---------- Raw data

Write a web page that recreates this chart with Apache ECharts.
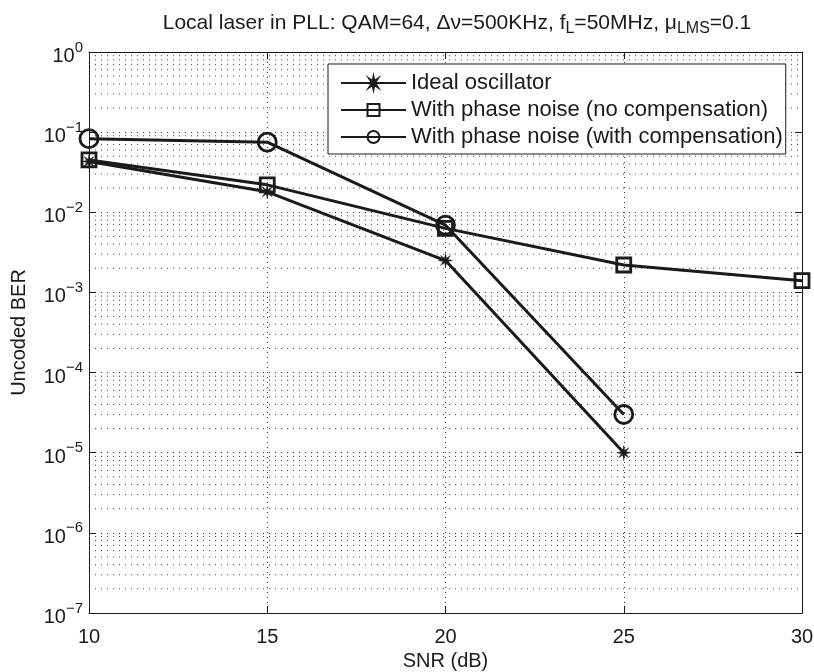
<!DOCTYPE html>
<html><head><meta charset="utf-8">
<script src="https://cdn.jsdelivr.net/npm/echarts@6/dist/echarts.min.js"></script>
<style>html,body{margin:0;padding:0;background:#fff}#c{width:814px;height:672px}</style>
</head><body><div id="c"></div>
<script>
// ---- data ----
const snrIdeal = [10, 15, 20, 25];
const idealBER = [0.043, 0.018, 0.0025, 1.0e-5];
const snrNoComp = [10, 15, 20, 25, 30];
const noCompBER = [0.045, 0.022, 0.0063, 0.0022, 0.0014];
const snrComp = [10, 15, 20, 25];
const compBER = [0.083, 0.075, 0.0069, 3.0e-5];
const xTicks = [10, 15, 20, 25, 30];
const xRange = [10, 30];
const seriesNames = ['Ideal oscillator', 'With phase noise (no compensation)', 'With phase noise (with compensation)'];

// minor grid values (2..9 x 10^k)
const minorVals = [];
for (let k = -7; k < 0; k++) for (let m = 2; m <= 9; m++) minorVals.push(m * Math.pow(10, k));

// asterisk-like symbol path
function starPath(n, ro, ri) {
  let p = '';
  for (let i = 0; i < 2 * n; i++) {
    const r = i % 2 === 0 ? ro : ri;
    const a = Math.PI * i / n - Math.PI / 2;
    p += (i === 0 ? 'M' : 'L') + (r * Math.cos(a) + 10).toFixed(2) + ',' + (r * Math.sin(a) + 10).toFixed(2);
  }
  return 'path://' + p + 'Z';
}
const asterisk = starPath(8, 10, 3.5);

const FONT = '"Liberation Sans", Arial, Helvetica, sans-serif';
const INK = '#1a1a1a';

const chart = echarts.init(document.getElementById('c'), null, {renderer: 'canvas'});

const supRich = {
  b: {fontSize: 20, fontFamily: FONT, color: INK, padding: [9, 0, 0, 0]},
  s: {fontSize: 15, fontFamily: FONT, color: INK, padding: [0, 0, 9, 0]}
};

function mkLine(name, xs, ys, symbol, size, extra) {
  return Object.assign({
    name: name,
    type: 'line',
    data: xs.map((x, i) => [x, ys[i]]),
    symbol: symbol,
    symbolSize: size,
    showSymbol: true,
    lineStyle: {color: INK, width: 3},
    itemStyle: {color: 'rgba(0,0,0,0)', borderColor: INK, borderWidth: 2.8},
    emphasis: {disabled: true},
    animation: false,
    z: 5
  }, extra || {});
}

const gridSeries = minorVals.map(v => ({
  type: 'line',
  data: [[xRange[0], v], [xRange[1], v]],
  symbol: 'none',
  silent: true,
  lineStyle: {color: '#444', type: [1, 5], width: 1},
  emphasis: {disabled: true},
  animation: false,
  z: 1
}));

const option = {
  animation: false,
  backgroundColor: '#fff',
  title: {
    text: 'Local laser in PLL: QAM=64, Δν=500KHz, f{sub|L}=50MHz, μ{sub|LMS}=0.1',
    left: 452, top: 4, textAlign: 'center',
    textStyle: {
      fontSize: 21, fontWeight: 'normal', fontFamily: FONT, color: INK,
      rich: {sub: {fontSize: 16, fontFamily: FONT, color: INK, padding: [12, 0, 0, 0]}}
    }
  },
  grid: {left: 89, right: 12, top: 52, bottom: 59, containLabel: false, outerBoundsMode: 'none'},
  legend: {
    left: 328, top: 64,
    orient: 'vertical',
    data: seriesNames,
    itemWidth: 65, itemHeight: 15, itemGap: 5,
    backgroundColor: '#fff',
    borderColor: INK, borderWidth: 1, borderRadius: 0,
    padding: [8, 3, 6, 12],
    textStyle: {fontSize: 22, fontFamily: FONT, color: INK},
    selectedMode: false
  },
  xAxis: [{
    type: 'value', min: 10, max: 30, interval: 5,
    name: 'SNR (dB)', nameLocation: 'middle', nameGap: 37,
    nameTextStyle: {fontSize: 20, fontFamily: FONT, color: INK},
    axisLine: {show: true, onZero: false, lineStyle: {color: INK, width: 1}},
    axisTick: {show: true, inside: true, length: 7, lineStyle: {color: INK}},
    axisLabel: {fontSize: 20, fontFamily: FONT, color: INK, margin: 14, customValues: xTicks},
    splitLine: {show: true, lineStyle: {color: '#333', type: [1, 4], width: 1}}
  }, {
    type: 'value', min: 10, max: 30, interval: 5, position: 'top',
    axisLine: {show: true, onZero: false, lineStyle: {color: INK, width: 1}},
    axisTick: {show: true, inside: true, length: 7, lineStyle: {color: INK}},
    axisLabel: {show: false}, splitLine: {show: false}
  }],
  yAxis: [{
    type: 'log', logBase: 10, min: 1e-7, max: 1,
    name: 'Uncoded BER', nameLocation: 'middle', nameGap: 60,
    nameTextStyle: {fontSize: 20, fontFamily: FONT, color: INK},
    axisLine: {show: true, onZero: false, lineStyle: {color: INK, width: 1}},
    axisTick: {show: true, inside: true, length: 7, lineStyle: {color: INK}},
    axisLabel: {
      margin: 6, rich: supRich,
      formatter: function (v) {
        const e = Math.round(Math.log10(v));
        return '{b|10}{s|' + (e < 0 ? '\u2212' + (-e) : e) + '}';
      }
    },
    splitLine: {show: true, lineStyle: {color: '#333', type: [1, 5], width: 1}}
  }, {
    type: 'log', logBase: 10, min: 1e-7, max: 1, position: 'right',
    axisLine: {show: true, onZero: false, lineStyle: {color: INK, width: 1}},
    axisTick: {show: true, inside: true, length: 7, lineStyle: {color: INK}},
    axisLabel: {show: false}, splitLine: {show: false}
  }],
  series: [
    mkLine(seriesNames[0], snrIdeal, idealBER, asterisk, 14, {
      itemStyle: {color: INK, borderColor: INK, borderWidth: 0.5}
    }),
    mkLine(seriesNames[1], snrNoComp, noCompBER, 'rect', 14),
    mkLine(seriesNames[2], snrComp, compBER, 'circle', 18)
  ].concat(gridSeries)
};
chart.setOption(option);
</script></body></html>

--------------------

#### [Your instructions]
Take the listing above and print it exactly, apart from the pictures.

#### [Answer below]
Write a web page that recreates this chart with Apache ECharts.
<!DOCTYPE html>
<html><head><meta charset="utf-8">
<script src="https://cdn.jsdelivr.net/npm/echarts@6/dist/echarts.min.js"></script>
<style>html,body{margin:0;padding:0;background:#fff}#c{width:814px;height:672px}</style>
</head><body><div id="c"></div>
<script>
// ---- data ----
const snrIdeal = [10, 15, 20, 25];
const idealBER = [0.043, 0.018, 0.0025, 1.0e-5];
const snrNoComp = [10, 15, 20, 25, 30];
const noCompBER = [0.045, 0.022, 0.0063, 0.0022, 0.0014];
const snrComp = [10, 15, 20, 25];
const compBER = [0.083, 0.075, 0.0069, 3.0e-5];
const xTicks = [10, 15, 20, 25, 30];
const xRange = [10, 30];
const seriesNames = ['Ideal oscillator', 'With phase noise (no compensation)', 'With phase noise (with compensation)'];

// minor grid values (2..9 x 10^k)
const minorVals = [];
for (let k = -7; k < 0; k++) for (let m = 2; m <= 9; m++) minorVals.push(m * Math.pow(10, k));

// asterisk-like symbol path
function starPath(n, ro, ri) {
  let p = '';
  for (let i = 0; i < 2 * n; i++) {
    const r = i % 2 === 0 ? ro : ri;
    const a = Math.PI * i / n - Math.PI / 2;
    p += (i === 0 ? 'M' : 'L') + (r * Math.cos(a) + 10).toFixed(2) + ',' + (r * Math.sin(a) + 10).toFixed(2);
  }
  return 'path://' + p + 'Z';
}
const asterisk = starPath(8, 10, 3.5);

const FONT = '"Liberation Sans", Arial, Helvetica, sans-serif';
const INK = '#1a1a1a';

const chart = echarts.init(document.getElementById('c'), null, {renderer: 'canvas'});

const supRich = {
  b: {fontSize: 20, fontFamily: FONT, color: INK, padding: [9, 0, 0, 0]},
  s: {fontSize: 15, fontFamily: FONT, color: INK, padding: [0, 0, 9, 0]}
};

function mkLine(name, xs, ys, symbol, size, extra) {
  return Object.assign({
    name: name,
    type: 'line',
    data: xs.map((x, i) => [x, ys[i]]),
    symbol: symbol,
    symbolSize: size,
    showSymbol: true,
    lineStyle: {color: INK, width: 3},
    itemStyle: {color: 'rgba(0,0,0,0)', borderColor: INK, borderWidth: 2.8},
    emphasis: {disabled: true},
    animation: false,
    z: 5
  }, extra || {});
}

const gridSeries = minorVals.map(v => ({
  type: 'line',
  data: [[xRange[0], v], [xRange[1], v]],
  symbol: 'none',
  silent: true,
  lineStyle: {color: '#444', type: [1, 5], width: 1},
  emphasis: {disabled: true},
  animation: false,
  z: 1
}));

const option = {
  animation: false,
  backgroundColor: '#fff',
  title: {
    text: 'Local laser in PLL: QAM=64, Δν=500KHz, f{sub|L}=50MHz, μ{sub|LMS}=0.1',
    left: 452, top: 4, textAlign: 'center',
    textStyle: {
      fontSize: 21, fontWeight: 'normal', fontFamily: FONT, color: INK,
      rich: {sub: {fontSize: 16, fontFamily: FONT, color: INK, padding: [12, 0, 0, 0]}}
    }
  },
  grid: {left: 89, right: 12, top: 52, bottom: 59, containLabel: false, outerBoundsMode: 'none'},
  legend: {
    left: 328, top: 64,
    orient: 'vertical',
    data: seriesNames,
    itemWidth: 65, itemHeight: 15, itemGap: 5,
    backgroundColor: '#fff',
    borderColor: INK, borderWidth: 1, borderRadius: 0,
    padding: [8, 3, 6, 12],
    textStyle: {fontSize: 22, fontFamily: FONT, color: INK},
    selectedMode: false
  },
  xAxis: [{
    type: 'value', min: 10, max: 30, interval: 5,
    name: 'SNR (dB)', nameLocation: 'middle', nameGap: 37,
    nameTextStyle: {fontSize: 20, fontFamily: FONT, color: INK},
    axisLine: {show: true, onZero: false, lineStyle: {color: INK, width: 1}},
    axisTick: {show: true, inside: true, length: 7, lineStyle: {color: INK}},
    axisLabel: {fontSize: 20, fontFamily: FONT, color: INK, margin: 14, customValues: xTicks},
    splitLine: {show: true, lineStyle: {color: '#333', type: [1, 4], width: 1}}
  }, {
    type: 'value', min: 10, max: 30, interval: 5, position: 'top',
    axisLine: {show: true, onZero: false, lineStyle: {color: INK, width: 1}},
    axisTick: {show: true, inside: true, length: 7, lineStyle: {color: INK}},
    axisLabel: {show: false}, splitLine: {show: false}
  }],
  yAxis: [{
    type: 'log', logBase: 10, min: 1e-7, max: 1,
    name: 'Uncoded BER', nameLocation: 'middle', nameGap: 60,
    nameTextStyle: {fontSize: 20, fontFamily: FONT, color: INK},
    axisLine: {show: true, onZero: false, lineStyle: {color: INK, width: 1}},
    axisTick: {show: true, inside: true, length: 7, lineStyle: {color: INK}},
    axisLabel: {
      margin: 6, rich: supRich,
      formatter: function (v) {
        const e = Math.round(Math.log10(v));
        return '{b|10}{s|' + (e < 0 ? '\u2212' + (-e) : e) + '}';
      }
    },
    splitLine: {show: true, lineStyle: {color: '#333', type: [1, 5], width: 1}}
  }, {
    type: 'log', logBase: 10, min: 1e-7, max: 1, position: 'right',
    axisLine: {show: true, onZero: false, lineStyle: {color: INK, width: 1}},
    axisTick: {show: true, inside: true, length: 7, lineStyle: {color: INK}},
    axisLabel: {show: false}, splitLine: {show: false}
  }],
  series: [
    mkLine(seriesNames[0], snrIdeal, idealBER, asterisk, 14, {
      itemStyle: {color: INK, borderColor: INK, borderWidth: 0.5}
    }),
    mkLine(seriesNames[1], snrNoComp, noCompBER, 'rect', 14),
    mkLine(seriesNames[2], snrComp, compBER, 'circle', 18)
  ].concat(gridSeries)
};
chart.setOption(option);
</script></body></html>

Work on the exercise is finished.